The audience gasped when he says this. You know, you never know what people go through in life. He said, "Thank God for Oscar or I might not be alive today." At another point this man who famously wrote about love and affairs of the heart says his first love relationship came along when he was sixty.

His work is wonderfully celebrated here. TD and I both thought the first act was a little flat but the second act took off with those powerful, emotional songs that bring tears to the eyes including "Sunday in the Park with George" which visually shows how a work of art comes together, "In Buddy's Eyes" which celebrates love between a couple as they get older, and "Not a Day Goes By" about a love lost but not forgotten.
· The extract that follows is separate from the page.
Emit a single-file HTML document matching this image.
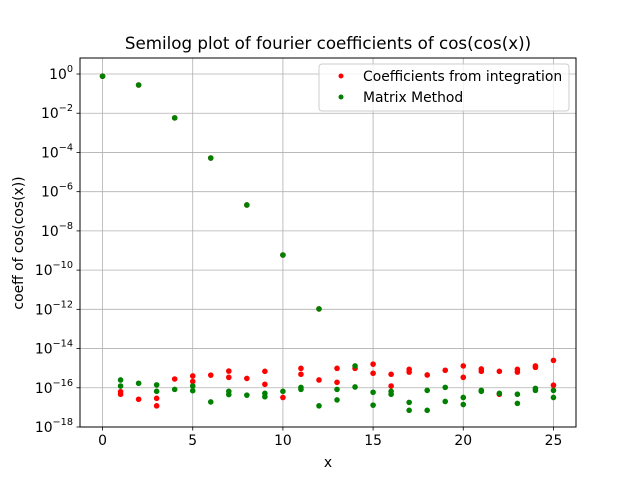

When I met Ted on Labor Day on Fire Island in 1985, he introduced me to the work of Stephen Sondheim and took me soon after to see Sunday in the Park on Broadway. He had already seen it and wanted to take me. That show, about the process of the creation of art, was one of the most beautiful things I ever saw. We went again to see the revival recently in this very same Roundabout Theater. I love Sondheim but Ted does even more so and has been to Chicago and Washington D.C. to see productions. We laugh: He says, "Do you want to go see the new Follies?" and I say, "No Ted I've seen Follies three times" and he says, "But you haven't seen this Follies."

But Ted really did bring all these beautiful songs to me. When I hear Stephen Sondheim, I think of Ted.